La MLS connaît une croissance commerciale importante en s’appuyant sur de nombreuses marques (Audi, Mercedes, PayPal, Red Bull, Gillette, Bank of California, Allianz, Toyota…) pour le naming des stades. Le club du Los Angeles FC, tenants du titre, est récemment devenu la première franchise à atteindre une valorisation de plus d’un milliard de dollars selon Forbes, tandis qu’une équipe moyenne vaut désormais 579 millions de dollars, soit une augmentation de 85% depuis 2019. Le service d’abonnement MLS Season Pass, qui fait partie du partenariat historique de la ligue avec Apple, est la grande nouveauté de 2023 et permet aux fans de plus de 100 pays de regarder en direct ou en replay les rencontres du championnat.
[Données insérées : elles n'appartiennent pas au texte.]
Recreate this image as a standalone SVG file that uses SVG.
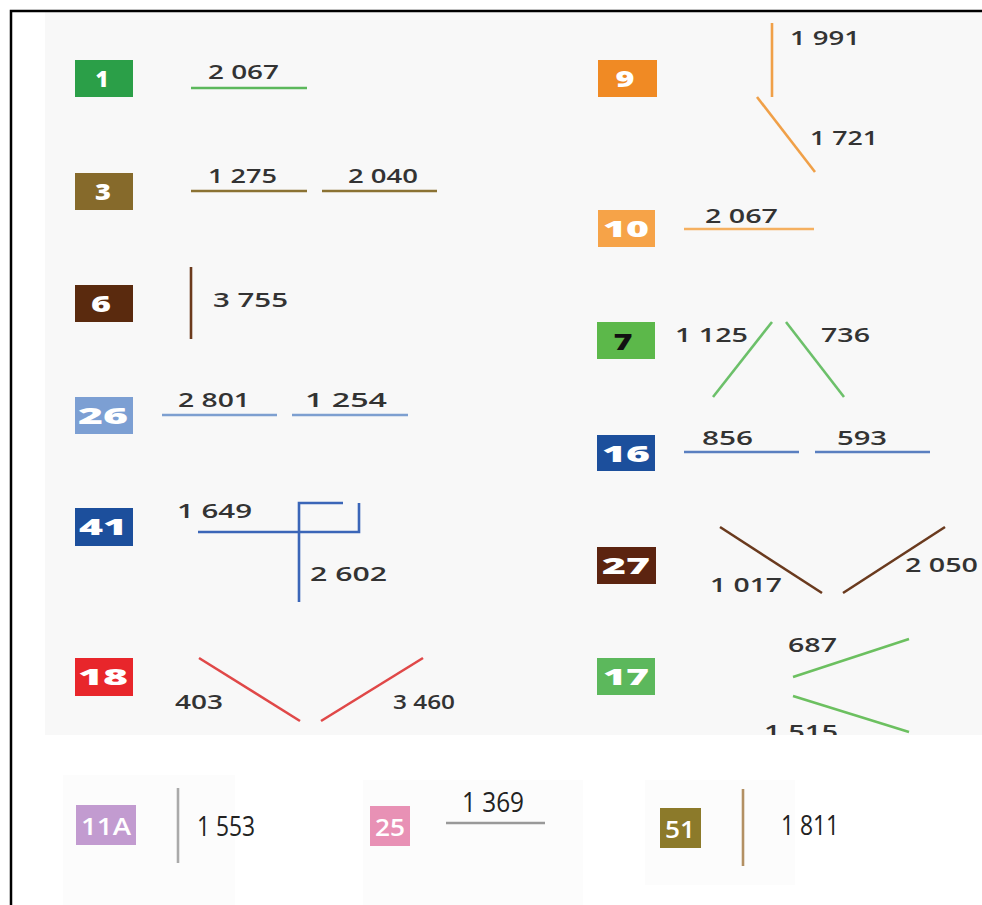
<svg xmlns="http://www.w3.org/2000/svg" width="982" height="905" viewBox="0 0 982 905">
<defs>
<style>
.lbl{font-family:"Open Sans","DejaVu Sans",sans-serif;font-weight:600;font-size:20px;fill:#333}
.bt{font-family:"Open Sans","DejaVu Sans",sans-serif;font-weight:800;font-size:23px;fill:#fff;text-anchor:middle}
.nl{font-family:"Open Sans","Liberation Sans",sans-serif;font-weight:400;font-size:27px;fill:#222}
.nb{font-family:"Open Sans","Liberation Sans",sans-serif;font-weight:600;font-size:24px;fill:#fff;text-anchor:middle}
line{stroke-width:2.6;fill:none}
</style>
<clipPath id="panel"><rect x="45" y="12" width="937" height="723"/></clipPath>
</defs>
<rect x="0" y="0" width="982" height="905" fill="#ffffff"/>
<rect x="45" y="12" width="937" height="723" fill="#f8f8f8"/>
<rect x="63" y="775" width="172" height="130" fill="#fcfcfc"/>
<rect x="363" y="780" width="220" height="125" fill="#fcfcfc"/>
<rect x="645" y="780" width="150" height="105" fill="#fcfcfc"/>
<path d="M11 905 V11 H982" fill="none" stroke="#000" stroke-width="2.5"/>

<g id="n1">
<rect x="75" y="60" width="58" height="37" fill="#2b9f48"/>
<text class="bt" x="102" y="87" textLength="13" lengthAdjust="spacingAndGlyphs">1</text>
<line x1="191" y1="88" x2="307" y2="88" stroke="#5cb85c"/>
<text class="lbl" x="208" y="79" textLength="71" lengthAdjust="spacingAndGlyphs">2 067</text>
</g>
<g id="n3">
<rect x="75" y="173" width="58" height="37" fill="#866a2b"/>
<text class="bt" x="103" y="200" textLength="16" lengthAdjust="spacingAndGlyphs">3</text>
<line x1="191" y1="191" x2="307" y2="191" stroke="#8b7233"/>
<line x1="322" y1="191" x2="437" y2="191" stroke="#8b7233"/>
<text class="lbl" x="208" y="183" textLength="69" lengthAdjust="spacingAndGlyphs">1 275</text>
<text class="lbl" x="348" y="183" textLength="70" lengthAdjust="spacingAndGlyphs">2 040</text>
</g>
<g id="n6">
<rect x="75" y="285" width="58" height="37" fill="#5a2a0e"/>
<text class="bt" x="101" y="312" textLength="20" lengthAdjust="spacingAndGlyphs">6</text>
<line x1="191" y1="267" x2="191" y2="339" stroke="#6b3a1c" stroke-width="3"/>
<text class="lbl" x="213" y="307" textLength="75" lengthAdjust="spacingAndGlyphs">3 755</text>
</g>
<g id="n26">
<rect x="75" y="397" width="58" height="37" fill="#7c9fd3"/>
<text class="bt" x="103" y="424" textLength="50" lengthAdjust="spacingAndGlyphs">26</text>
<line x1="162" y1="415" x2="277" y2="415" stroke="#7d9fd0"/>
<line x1="292" y1="415" x2="408" y2="415" stroke="#7d9fd0"/>
<text class="lbl" x="178" y="407" textLength="72" lengthAdjust="spacingAndGlyphs">2 801</text>
<text class="lbl" x="305" y="407" textLength="82" lengthAdjust="spacingAndGlyphs">1 254</text>
</g>
<g id="n41">
<rect x="75" y="508" width="58" height="38" fill="#1c4f9c"/>
<text class="bt" x="103" y="535" textLength="48" lengthAdjust="spacingAndGlyphs">41</text>
<path d="M198 532 H359 V503 M343 503 H299 V602" fill="none" stroke="#3b66b8" stroke-width="2.6"/>
<text class="lbl" x="177" y="518" textLength="75" lengthAdjust="spacingAndGlyphs">1 649</text>
<text class="lbl" x="310" y="581" textLength="77" lengthAdjust="spacingAndGlyphs">2 602</text>
</g>
<g id="n18">
<rect x="75" y="658" width="58" height="38" fill="#e8262b"/>
<text class="bt" x="103" y="685" textLength="50" lengthAdjust="spacingAndGlyphs">18</text>
<line x1="199" y1="658" x2="300" y2="721" stroke="#e04848"/>
<line x1="321" y1="721" x2="423" y2="658" stroke="#e04848"/>
<text class="lbl" x="175" y="709" textLength="48" lengthAdjust="spacingAndGlyphs">403</text>
<text class="lbl" x="393" y="709" textLength="62" lengthAdjust="spacingAndGlyphs">3 460</text>
</g>

<g id="n9">
<rect x="598" y="60" width="59" height="37" fill="#f08a24"/>
<text class="bt" x="625" y="87" textLength="19" lengthAdjust="spacingAndGlyphs">9</text>
<line x1="772" y1="23" x2="772" y2="97" stroke="#f0a048" stroke-width="3"/>
<line x1="757" y1="97" x2="815" y2="172" stroke="#f0a048" stroke-width="3"/>
<text class="lbl" x="790" y="45" textLength="70" lengthAdjust="spacingAndGlyphs">1 991</text>
<text class="lbl" x="810" y="145" textLength="68" lengthAdjust="spacingAndGlyphs">1 721</text>
</g>
<g id="n10">
<rect x="598" y="210" width="57" height="37" fill="#f6a348"/>
<text class="bt" x="626" y="237" textLength="46" lengthAdjust="spacingAndGlyphs">10</text>
<line x1="684" y1="229" x2="814" y2="229" stroke="#f5b060"/>
<text class="lbl" x="705" y="223" textLength="73" lengthAdjust="spacingAndGlyphs">2 067</text>
</g>
<g id="n7">
<rect x="597" y="322" width="58" height="37" fill="#5cb84a"/>
<text class="bt" x="623" y="350" textLength="19" lengthAdjust="spacingAndGlyphs" style="fill:#111">7</text>
<line x1="713" y1="397" x2="772" y2="322" stroke="#6cc06a"/>
<line x1="786" y1="322" x2="844" y2="397" stroke="#6cc06a"/>
<text class="lbl" x="675" y="342" textLength="73" lengthAdjust="spacingAndGlyphs">1 125</text>
<text class="lbl" x="821" y="342" textLength="49" lengthAdjust="spacingAndGlyphs">736</text>
</g>
<g id="n16">
<rect x="597" y="435" width="58" height="36" fill="#1c4f9c"/>
<text class="bt" x="626" y="462" textLength="48" lengthAdjust="spacingAndGlyphs">16</text>
<line x1="684" y1="452" x2="799" y2="452" stroke="#5a7fc0"/>
<line x1="815" y1="452" x2="930" y2="452" stroke="#5a7fc0"/>
<text class="lbl" x="702" y="445" textLength="51" lengthAdjust="spacingAndGlyphs">856</text>
<text class="lbl" x="837" y="445" textLength="50" lengthAdjust="spacingAndGlyphs">593</text>
</g>
<g id="n27">
<rect x="597" y="547" width="59" height="37" fill="#5c2410"/>
<text class="bt" x="626" y="574" textLength="48" lengthAdjust="spacingAndGlyphs">27</text>
<line x1="720" y1="527" x2="822" y2="593" stroke="#6a3a1e"/>
<line x1="843" y1="593" x2="945" y2="527" stroke="#6a3a1e"/>
<text class="lbl" x="710" y="592" textLength="72" lengthAdjust="spacingAndGlyphs">1 017</text>
<text class="lbl" x="905" y="572" textLength="73" lengthAdjust="spacingAndGlyphs">2 050</text>
</g>
<g id="n17" clip-path="url(#panel)">
<rect x="597" y="658" width="58" height="37" fill="#5cb85c"/>
<text class="bt" x="626" y="685" textLength="46" lengthAdjust="spacingAndGlyphs">17</text>
<line x1="793" y1="677" x2="909" y2="639" stroke="#6cc060"/>
<line x1="793" y1="696" x2="909" y2="732" stroke="#6cc060"/>
<text class="lbl" x="788" y="652" textLength="49" lengthAdjust="spacingAndGlyphs">687</text>
<text class="lbl" x="764" y="739" textLength="74" lengthAdjust="spacingAndGlyphs">1 515</text>
</g>

<g id="n11A">
<rect x="76" y="805" width="60" height="40" fill="#c29bd0"/>
<text class="nb" x="106" y="835" textLength="50" lengthAdjust="spacingAndGlyphs">11A</text>
<line x1="178" y1="788" x2="178" y2="863" stroke="#aaaaaa" stroke-width="2"/>
<text class="nl" x="197" y="836" textLength="58" lengthAdjust="spacingAndGlyphs">1 553</text>
</g>
<g id="n25">
<rect x="370" y="806" width="40" height="40" fill="#e891b5"/>
<text class="nb" x="390" y="836" textLength="30" lengthAdjust="spacingAndGlyphs">25</text>
<line x1="446" y1="823" x2="545" y2="823" stroke="#999999" stroke-width="2"/>
<text class="nl" x="462" y="812" textLength="62" lengthAdjust="spacingAndGlyphs">1 369</text>
</g>
<g id="n51">
<rect x="660" y="808" width="41" height="40" fill="#8c7a2a"/>
<text class="nb" x="680" y="838" textLength="30" lengthAdjust="spacingAndGlyphs">51</text>
<line x1="743" y1="789" x2="743" y2="866" stroke="#b39063" stroke-width="2.5"/>
<text class="nl" x="781" y="835" textLength="58" lengthAdjust="spacingAndGlyphs">1 811</text>
</g>
</svg>
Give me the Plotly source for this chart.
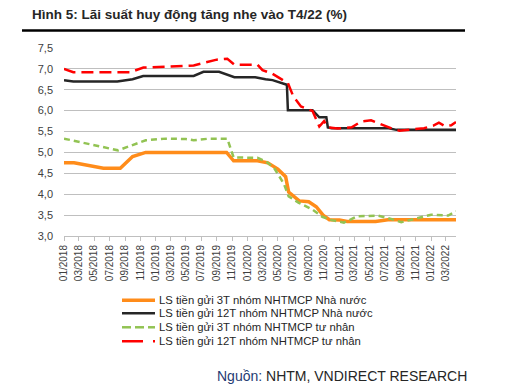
import plotly.graph_objects as go

title_text = "Hình 5: Lãi suất huy động tăng nhẹ vào T4/22 (%)"
source_text = "<span style='color:#1F3B73'>Nguồn:</span> NHTM, VNDIRECT RESEARCH"

series_names = [
    "LS tiền gửi 3T nhóm NHTMCP Nhà nước",
    "LS tiền gửi 12T nhóm NHTMCP Nhà nước",
    "LS tiền gửi 3T nhóm NHTMCP tư nhân",
    "LS tiền gửi 12T nhóm NHTMCP tư nhân",
]

dates_3t_state = ["2018-01-01", "2018-02-10", "2018-06-07", "2018-08-13", "2018-10-01", "2018-11-22",
                  "2019-10-10", "2019-11-07", "2020-02-10", "2020-03-22", "2020-05-01", "2020-06-01",
                  "2020-06-13", "2020-07-25", "2020-09-01", "2020-10-01", "2020-10-28", "2020-11-22",
                  "2021-01-01", "2021-02-01", "2021-05-25", "2021-07-13", "2022-04-10"]
vals_3t_state = [4.75, 4.75, 4.62, 4.62, 4.90, 5.00,
                 5.00, 4.80, 4.80, 4.75, 4.60, 4.42,
                 4.05, 3.84, 3.82, 3.70, 3.50, 3.39,
                 3.38, 3.35, 3.35, 3.39, 3.39]

dates_12t_state = ["2018-01-01", "2018-02-07", "2018-08-01", "2018-10-01", "2018-11-12", "2019-06-01",
                   "2019-07-10", "2019-09-10", "2019-11-10", "2020-02-01", "2020-03-13", "2020-04-10",
                   "2020-06-06", "2020-06-10", "2020-09-16", "2020-10-13", "2020-11-10", "2020-11-16",
                   "2020-12-01", "2021-07-16", "2021-08-16", "2022-04-10"]
vals_12t_state = [6.73, 6.70, 6.70, 6.75, 6.83, 6.83,
                  6.93, 6.93, 6.80, 6.80, 6.75, 6.73,
                  6.62, 6.01, 6.01, 5.84, 5.84, 5.60,
                  5.58, 5.58, 5.54, 5.54]

dates_3t_priv = ["2018-01-01", "2018-08-04", "2018-11-22", "2019-02-10", "2019-05-01", "2019-06-01",
                 "2019-08-01", "2019-10-13", "2019-11-07", "2020-02-10", "2020-03-16", "2020-04-16",
                 "2020-05-25", "2020-06-13", "2020-07-22", "2020-09-16", "2020-10-25", "2020-12-01",
                 "2021-01-19", "2021-03-13", "2021-06-01", "2021-07-25", "2021-09-04", "2021-10-25",
                 "2022-01-01", "2022-03-10", "2022-04-10"]
vals_3t_priv = [5.33, 5.05, 5.29, 5.33, 5.32, 5.29,
                5.33, 5.33, 4.88, 4.87, 4.78, 4.63,
                4.25, 3.95, 3.80, 3.63, 3.46, 3.38,
                3.32, 3.47, 3.49, 3.41, 3.33, 3.41,
                3.51, 3.49, 3.59]

dates_12t_priv = ["2018-01-01", "2018-02-07", "2018-09-22", "2018-11-13", "2019-02-16", "2019-06-01",
                  "2019-09-01", "2019-10-13", "2019-11-10", "2020-02-10", "2020-03-01", "2020-04-10",
                  "2020-06-10", "2020-07-01", "2020-08-01", "2020-09-16", "2020-10-13", "2020-11-01",
                  "2020-11-16", "2020-12-25", "2021-02-19", "2021-03-28", "2021-05-07", "2021-06-16",
                  "2021-07-25", "2021-08-28", "2021-10-13", "2021-12-04", "2022-01-10", "2022-02-01",
                  "2022-02-25", "2022-03-22", "2022-04-10"]
vals_12t_priv = [7.00, 6.92, 6.92, 7.03, 7.05, 7.08,
                 7.22, 7.24, 7.10, 7.10, 6.97, 6.88,
                 6.66, 6.35, 6.10, 5.99, 5.62, 5.75,
                 5.60, 5.57, 5.60, 5.74, 5.77, 5.67,
                 5.58, 5.52, 5.55, 5.58, 5.64, 5.71,
                 5.63, 5.65, 5.73]

y_ticks = [3.0, 3.5, 4.0, 4.5, 5.0, 5.5, 6.0, 6.5, 7.0, 7.5]

colors = ["#FF8C1A", "#262626", "#92C353", "#FF0000"]
widths = [3.5, 2.5, 2.5, 2.5]
dashes = ["solid", "solid", "6px,4px", "12px,6px"]

all_dates = [dates_3t_state, dates_12t_state, dates_3t_priv, dates_12t_priv]
all_vals = [vals_3t_state, vals_12t_state, vals_3t_priv, vals_12t_priv]

W, H = 527, 392
# paper region (margins) and the plot area inside it (via axis domains)
ML, MR, MT, MB = 20, 466, 26, 236.5
PL, PR, PT, PB = 64, 456, 48, 236.5
PW, PH = MR - ML, MB - MT

def px_x(x):
    return (x - ML) / PW

def px_y(y):
    return (MB - y) / PH

fig = go.Figure()
for name, d, v, c, w, ds in zip(series_names, all_dates, all_vals, colors, widths, dashes):
    fig.add_trace(go.Scatter(x=d, y=v, mode="lines", name=name, showlegend=False,
                             line=dict(color=c, width=w, dash=ds)))

# rule under the title: a thin decorative strip axis pair spanning the top of the paper
rule_span = [22, 465]
fig.add_trace(go.Scatter(x=rule_span, y=[0, 0], mode="lines", xaxis="x2", yaxis="y2",
                         showlegend=False, hoverinfo="skip",
                         line=dict(color="black", width=2.5)))

fig.update_layout(
    width=W, height=H,
    margin=dict(l=ML, r=W - MR, t=MT, b=H - MB, autoexpand=False),
    paper_bgcolor="white", plot_bgcolor="rgba(0,0,0,0)",
    separators=",.",
    font=dict(family="Liberation Sans, Arial, sans-serif", color="#262626"),
    xaxis=dict(
        domain=[px_x(PL), px_x(PR)],
        type="date", range=["2018-01-01", "2022-04-10"],
        tick0="2018-01-01", dtick="M2", tickformat="%m/%Y", tickangle=-90,
        tickfont=dict(size=10, color="#404040"),
        showgrid=False, zeroline=False,
        showline=True, linecolor="#BFBFBF", linewidth=1,
        ticks="outside", ticklen=4, tickcolor="#BFBFBF",
    ),
    yaxis=dict(
        domain=[px_y(PB), px_y(PT)],
        range=[3, 7.5], tickvals=y_ticks, tickformat=".1f",
        tickfont=dict(size=11, color="#404040"),
        showgrid=True, gridcolor="#BFBFBF", gridwidth=1,
        zeroline=False, showline=False, ticks="", ticklabelstandoff=10,
    ),
    xaxis2=dict(domain=[0, 1], range=[ML, MR], anchor="y2", visible=False, fixedrange=True),
    yaxis2=dict(domain=[px_y(35), px_y(26)], range=[-1, 1], anchor="x2", visible=False,
                fixedrange=True),
)

# title (right end anchored at the reference position)
fig.add_annotation(text="<b>" + title_text + "</b>", xref="paper", yref="paper",
                   x=px_x(349), y=px_y(14), xanchor="right", yanchor="middle",
                   showarrow=False, font=dict(size=13.5, color="#262626"))

# compact legend drawn with shapes + text
leg_rows = [301, 314, 328, 342]
for i, (name, c, w, ds) in enumerate(zip(series_names, colors, widths, dashes)):
    yp = px_y(leg_rows[i])
    if i == 2:
        segs = [(122, 131), (135, 144), (148, 155)]
    elif i == 3:
        segs = [(122, 143), (153, 155)]
    else:
        segs = [(122, 155)]
    for a, b in segs:
        fig.add_shape(type="line", xref="paper", yref="paper",
                      x0=px_x(a), x1=px_x(b), y0=yp, y1=yp,
                      line=dict(color=c, width=w))
    fig.add_annotation(text=name, xref="paper", yref="paper", x=px_x(157), y=yp,
                       xanchor="left", yanchor="middle", showarrow=False,
                       font=dict(size=11.3, color="#262626"))

# source
fig.add_annotation(text=source_text, xref="paper", yref="paper",
                   x=px_x(469), y=px_y(377), xanchor="right", yanchor="middle",
                   showarrow=False, font=dict(size=14, color="#262626"))

fig.write_html("out.html", config={"displayModeBar": False},
               post_script="document.body.style.margin='0px';")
Avec ce contrat de 10 ans signé avec Apple à hauteur de 2,5 milliards, la MLS recevra ainsi près de 300 millions de dollars par saison, alors que la ligue gagnait en moyenne 90 millions de dollars annuels avec ses précédents accords de 8 ans avec Fox, ESPN et Univision. Le championnat américain a également prolongé sa collaboration avec la marque allemande adidas d’une valeur de 830 millions de dollars sur les six prochaines années, soit jusqu’à la saison 2030 selon les médias américains. Le nombre de fans de football aux États-Unis a augmenté de près de 30% d’une année sur l’autre en 2022, et tout le monde s’attend à des chiffres encore plus importants alors que les États-Unis, le Mexique et le Canada se préparent à coorganiser la Coupe du Monde 2026. Quelques 26 millions de téléspectateurs américains ont regardé la finale de la Coupe du Monde 2022 en décembre, devenant la finale la plus regardée de l’histoire. Le match du Los Angeles Galaxy contre le Los Angeles FC au Rose Bowl Stadium le 4 juillet dernier a établi un nouveau record de fréquentation pour la MLS avec une foule de 82 110 fans.